SVILUPPATO PER LO SPAZIO NEGLI ANNI ‘50

Il ritorno del convertitore termoionico

Grazie all’impiego del grafene, la tecnologia Tec potrebbe avere una seconda chance. In grado di convertire direttamente, in modo efficace e a ridotto impatto ambientale, il calore in energia elettrica, ha concrete possibilità di essere in futuro impiegata in ambito industriale e domestico

     07/03/2017

Rappresentazione schematica del prototipo di convertitore termoionico con collettore in grafene. Crediti: Stanford University

Dal calore all’elettricità senza mediazioni. Ovvero, senza passare per l’energia cinetica, come invece avviene, per esempio, con le turbine di una centrale termoelettrica. Si può, si fa da decenni, ne abbiamo parlato recentemente anche su Media Inaf a proposito delle pile atomiche per missioni spaziali, il cui funzionamento è basato sul principio della termocoppia. Nello studio pubblicato a febbraio su Nano Energy, invece, la tecnologia che permette il passaggio diretto da energia termica a energia elettrica è la cosiddetta Tec, acronimo di thermionic energy convertor: in italiano, convertitore termoionico. Una tecnologia che risale agli anni Cinquanta, sviluppata anch’essa con in mente i programmi spaziali, poi abbandonata per la scarsa efficienza. Ma che oggi, grazie ai nuovi materiali, primo fra tutti il grafene, potrebbe tornare alla ribalta.

Il principio è quello – seppure usato per altri scopi – alla base del funzionamento delle vecchie valvole, le antenate dei transistor: se portati a temperature elevate, alcuni materiali rilasciano particelle cariche. Ioni o elettroni. Diventando così una potenziale sorgente di energia elettrica.

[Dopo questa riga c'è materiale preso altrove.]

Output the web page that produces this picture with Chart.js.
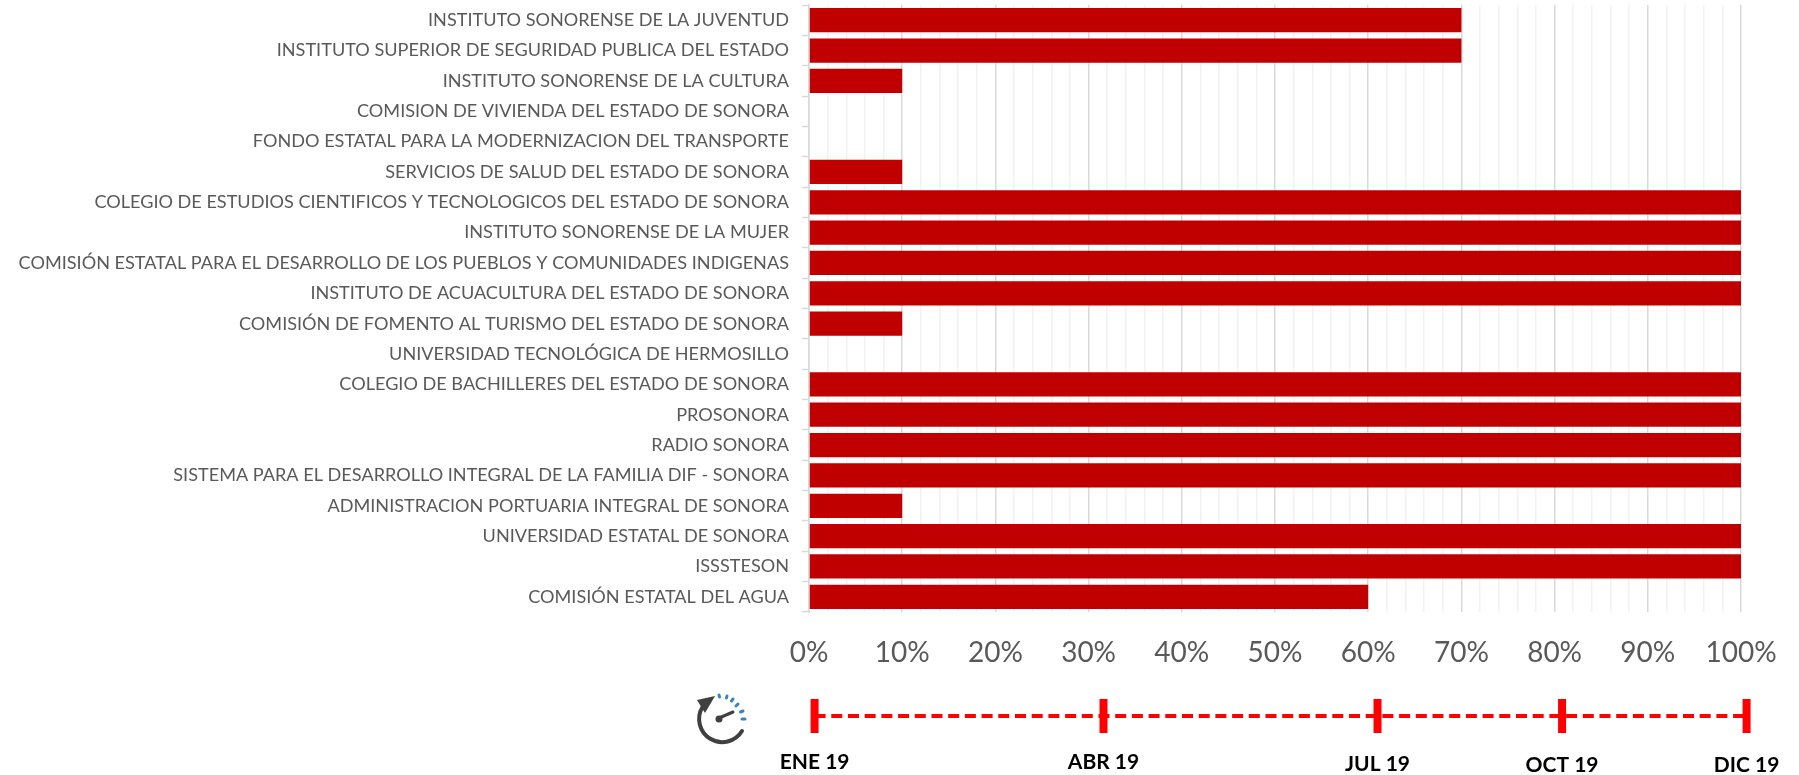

Con almeno due problemi. Primo, l’elevata perdita di energia sulla superficie dell’anodo, che porta a una tensione di uscita ridotta. Secondo, la presenza di forti “barriere elettriche” che si oppongono al moto degli elettroni nello spazio fra i due elettrodi (il collettore e l’emettitore), con la conseguenza di una corrente di uscita ridotta. Nel complesso, come dicevamo, il risultato è di scarsa efficienza.

Il prototipo Tec sviluppato nei laboratori di Stanford. Crediti: Stanford University

Il prototipo descritto su Nano Energy, messo a punto da un team guidato da Roger Howe della Stanford University, affronta entrambi i problemi in un colpo solo. E i risultati dello studio mostrano un’efficienza elettronica nella conversione di energia del 9,8 per cento – di gran lunga la più elevata per temperature del catodo attorno ai mille gradi. Il segreto sta, appunto, nel grafene: un sottilissimo foglio di atomi di carbonio che, usato come collettore al posto del tungsteno, consente il balzo in avanti nell’efficienza di conversione.

«La tecnologia Tec è molto promettente. Con il miglioramento in termini di efficienza, ci attendiamo che si apra un importante mercato», dice il primo autore dell’articolo, Hongyuan Yuan, della Stanford University. «È una tecnologia che non solo potrebbe contribuire a rendere le centrali elettriche più efficienti, e quindi con un minore impatto ambientale, ma ha anche la potenzialità di trovare applicazione nei sistemi distribuiti, come le celle solari. In futuro, prevediamo che sia possibile generare 1-2 kW di energia elettrica dalle caldaie, così da contribuire all’alimentazione domestica».

Rimangono ancora alcuni ostacoli da superare: il prototipo della Stanford University funziona, per ora, solo in una camera a vuoto. Ma i ricercatori sono già al lavoro per mettere a punto convertitori termoionici per applicazioni commerciali. Una volta superati i test di affidabilità ed efficienza, la tecnologia – scrivono i ricercatori – sarà pronta per essere utilizzata nelle centrali elettriche e nelle nostre case.